El idioma en cuestión tiene características similares al tailandés, pero nada que ver con las lenguas del resto de Asia, idéntica situación se da con la idiosincrasia de sus habitantes, “los occidentales nos ven a todos iguales, pero no somos japoneses, coreanos o chinos, somos países diferentes. Al principio molestaba que nos metieran en la misma bolsa, pero con el tiempo creo que Laos se ha ganado un lugar”.

El tiempo de Vanit se reparte entre la fábrica a la mañana y los masajes con técnicas orientales a la tarde, “me está dando mucho trabajo y estoy contento”. Destacó que en Argentina están muy bien, “no siento discriminación y nos tratan como iguales” y mencionó que si no se fue en 2001, cuando su familia subsistió a través del trueque y familiares cercanos lo invitaron a emigrar a Toulouse, Francia, “no me voy más”.

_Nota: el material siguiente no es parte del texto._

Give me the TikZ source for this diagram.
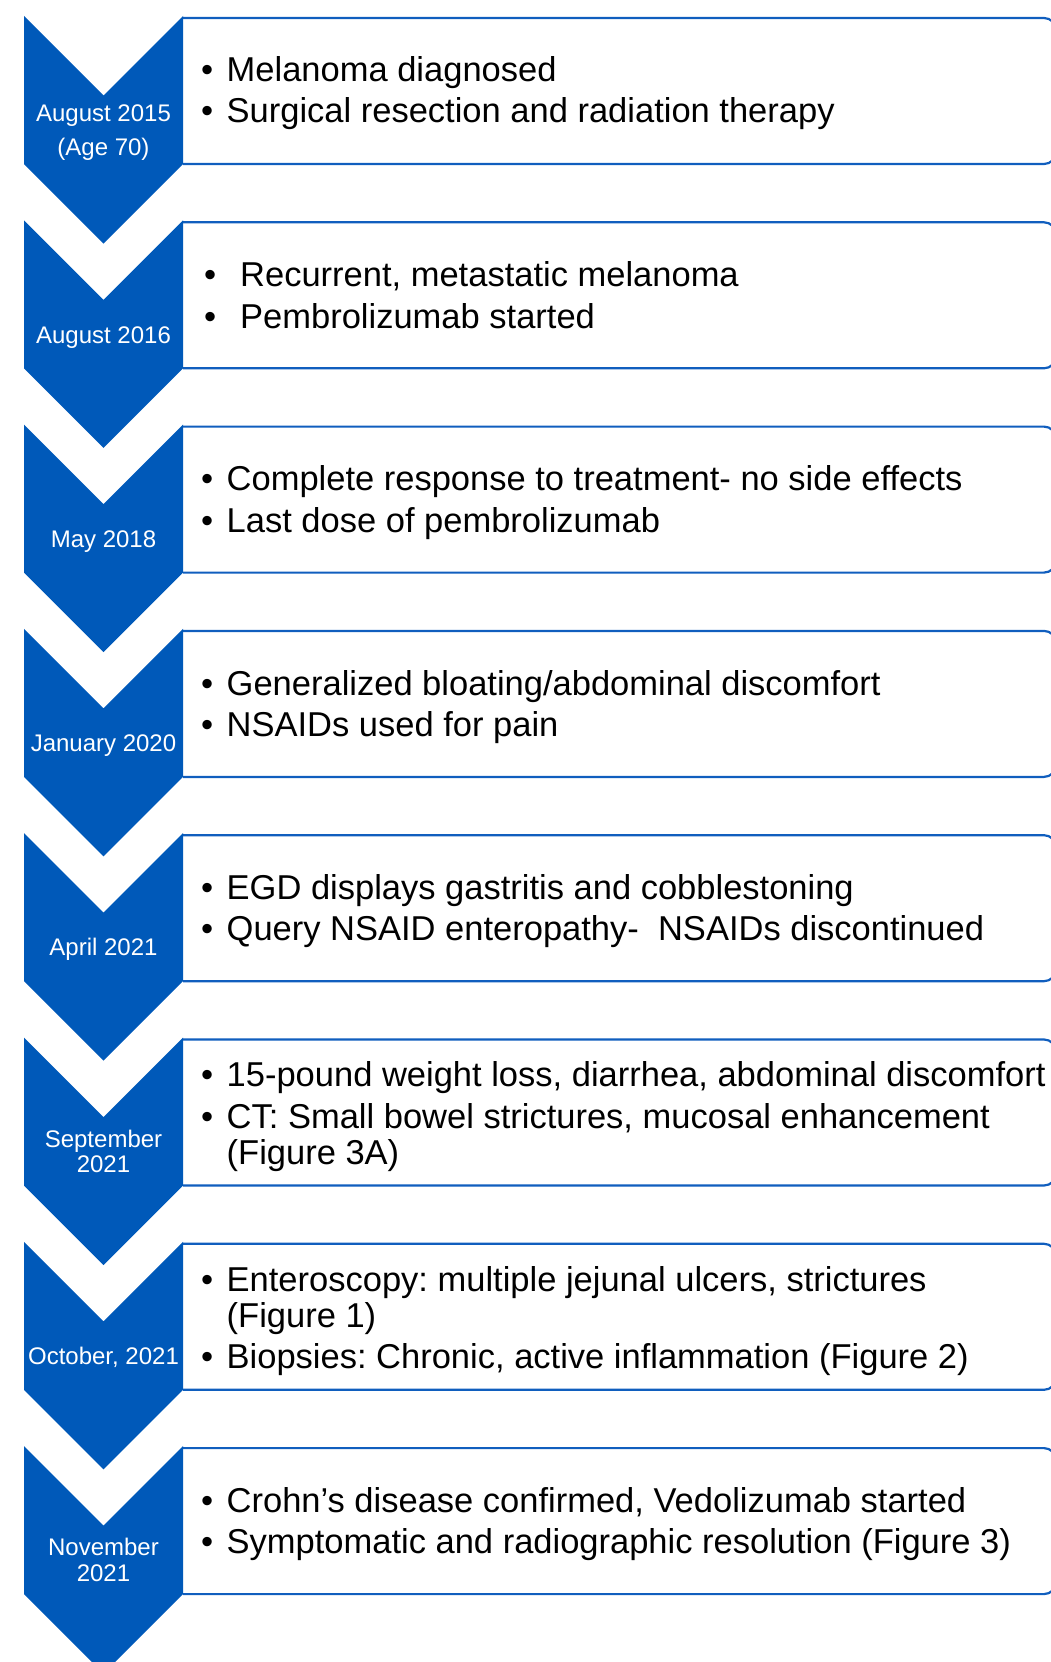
\documentclass[tikz,border=0pt]{standalone}
\usepackage{fontspec}
\setmainfont{Liberation Sans}
\definecolor{chevblue}{RGB}{0,89,185}
\definecolor{edgeblue}{RGB}{16,94,190}
\tikzset{
  chevron/.style={fill=chevblue, draw=none},
  eventbox/.style={draw=edgeblue, line width=2.2pt, rounded corners=12pt},
  datelabel/.style={anchor=north, text=white, align=center, inner sep=0pt,
    font=\fontsize{24}{25.4}\selectfont\frenchspacing},
  eventtext/.style={anchor=north west, align=left, inner sep=0pt, text=black,
    font=\fontsize{34.5}{36}\selectfont\frenchspacing},
}
% bullet with the gap up to the item text
\newcommand{\bul}[1][25.5pt]{\makebox[#1][l]{\textbullet}}
\newcommand{\cont}{\hspace*{25.5pt}}
% one step of the timeline:
% #1 index, #2 baseline of date label, #3 date label,
% #4 baseline of first text line, #5 left edge of text, #6 items
\newcommand{\tlstep}[6]{%
  \pgfmathsetmacro{\tp}{16+204.3*#1}
  \draw[eventbox] (183,\tp+2) -- (1056,\tp+2) -- (1056,\tp+148) -- (183,\tp+148);
  \fill[chevron] (24,\tp) -- (103.5,\tp+79.5) -- (183,\tp) -- (183,\tp+148)
    -- (103.5,\tp+227.5) -- (24,\tp+148) -- cycle;
  \node[datelabel] (date#1) at (103.5,\tp+#2-17.78) {\strut #3};
  \node[eventtext] (text#1) at (#5,\tp+#4-25.2) {\strut #6};
}
\begin{document}
\begin{tikzpicture}[x=1pt,y=-1pt]
  \useasboundingbox (0,0) rectangle (1051,1662);
  \clip (0,0) rectangle (1051,1662);
  \tlstep{0}{105}{August 2015\\[8.6pt](Age 70)}{65}{201}{%
    \bul Melanoma diagnosed\\[5.5pt]
    \bul Surgical resection and radiation therapy}
  \tlstep{1}{122.5}{August 2016}{66}{204}{%
    \bul[36pt]Recurrent, metastatic melanoma\\[5.5pt]
    \bul[36pt]Pembrolizumab started}
  \tlstep{2}{122.5}{May 2018}{66}{201}{%
    \bul Complete response to treatment- no side effects\\[5.5pt]
    \bul Last dose of pembrolizumab}
  \tlstep{3}{122.5}{January 2020}{66}{201}{%
    \bul Generalized bloating/abdominal discomfort\\[5.5pt]
    \bul NSAIDs used for pain}
  \tlstep{4}{122.5}{April 2021}{66}{201}{%
    \bul EGD displays gastritis and cobblestoning\\[5.5pt]
    \bul Query NSAID enteropathy-\ \ NSAIDs discontinued}
  \tlstep{5}{109.6}{September\\2021}{49}{201}{%
    \bul 15-pound weight loss, diarrhea, abdominal discomfort\\[6pt]
    \bul CT: Small bowel strictures, mucosal enhancement\\
    \cont(Figure 3A)}
  \tlstep{6}{122.5}{October, 2021}{49}{201}{%
    \bul Enteroscopy: multiple jejunal ulcers, strictures\\
    \cont(Figure 1)\\[5.5pt]
    \bul Biopsies: Chronic, active inflammation (Figure 2)}
  \tlstep{7}{109.6}{November\\2021}{66}{201}{%
    \bul Crohn’s disease confirmed, Vedolizumab started\\[5.5pt]
    \bul Symptomatic and radiographic resolution (Figure 3)}
\end{tikzpicture}
\end{document}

En 2011 regresó a Laos, caminó reflexivo sobre la orilla del río Mekong, alejado ya el fantasma de la guerra. Entonces su madre, que hoy ya no vive, le dijo con voz áspera: “Tu visita parece la de un pariente lejano, que viene y se va”. “Mirá mamá” inició Vanit, como preludio de una frase dolorosa, pero certera, “Laos no es mi país, me dio la vida, seguro, pero siento que soy argentino”. Diez años después de aquella anécdota repitió para cerrar que “no existe en el mundo país para vivir como Argentina, con sus vaivenes políticos y económicos, por supuesto, pero no hay otro lugar igual”.